Graham Ogilvy of Scottish Legal News urged the former first minister to “behave yourself, man” following “puerile and ignorant” remarks he made in his weekly P&J column.
He accused the MP for Gordon and MSP for Aberdeenshire East of acting like the kind of fan the Scottish Government was trying to crack down on.
Mr Salmond felt the editor’’s wrath after he wrote that the Offensive Behaviour at Football and Threatening Communications (Scotland) Act was not initially popular among some members of the legal profession.
“Most of these daft toffs on the bench thought football was just rugger by another name,” wrote the politician.

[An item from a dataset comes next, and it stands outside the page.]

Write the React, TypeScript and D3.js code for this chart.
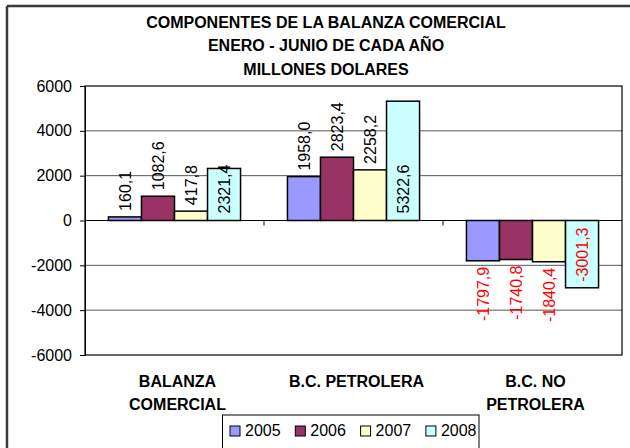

Mr Salmond said the catch-all penalty of breach of the peace was vulnerable to “clever-Dick lawyers” who argued successfully that sectarian chants could not cause a breach of the peace if everybody in earshot was singing along.
The politician said research showed that 80% of the public back the new law, including the vast majority of football fans.
Writing on an online blog, Mr Ogilvy said: “The language used by the former first minister in his Press and Journal column is completely inappropriate.
“His caricature of sheriffs as rugger playing ‘toffs’ is the worst sort of cheap demagoguery betraying either at best a complete ignorance of the work of the Judicial Appointments Board for Scotland over which he and his government exercise control.
“Or at worst, a cynical willingness to distort reality for short-term political gain.
“His cheap and nasty characterisation of hard-pressed defence solicitors struggling to get justice for their clients in an era of disappearing legal aid as clever dick lawyers is downright offensive.”
Mr Ogilvy questioned the definition of “clever dick”.
“The Collins dictionary definition is ‘a person who is obnoxiously opinionated or self-satisfied; a know-all’ – a description that politeness and human decency prevents us from applying to the former first minister.”
In a nod to language recently used by the ex-SNP leader to chastise Conservative MP Anna Soubry, the editor said: “But we can offer perhaps one piece of advice apparently so often favoured by Mr Salmond – behave yourself, man!”
The SNP declined to make any comment.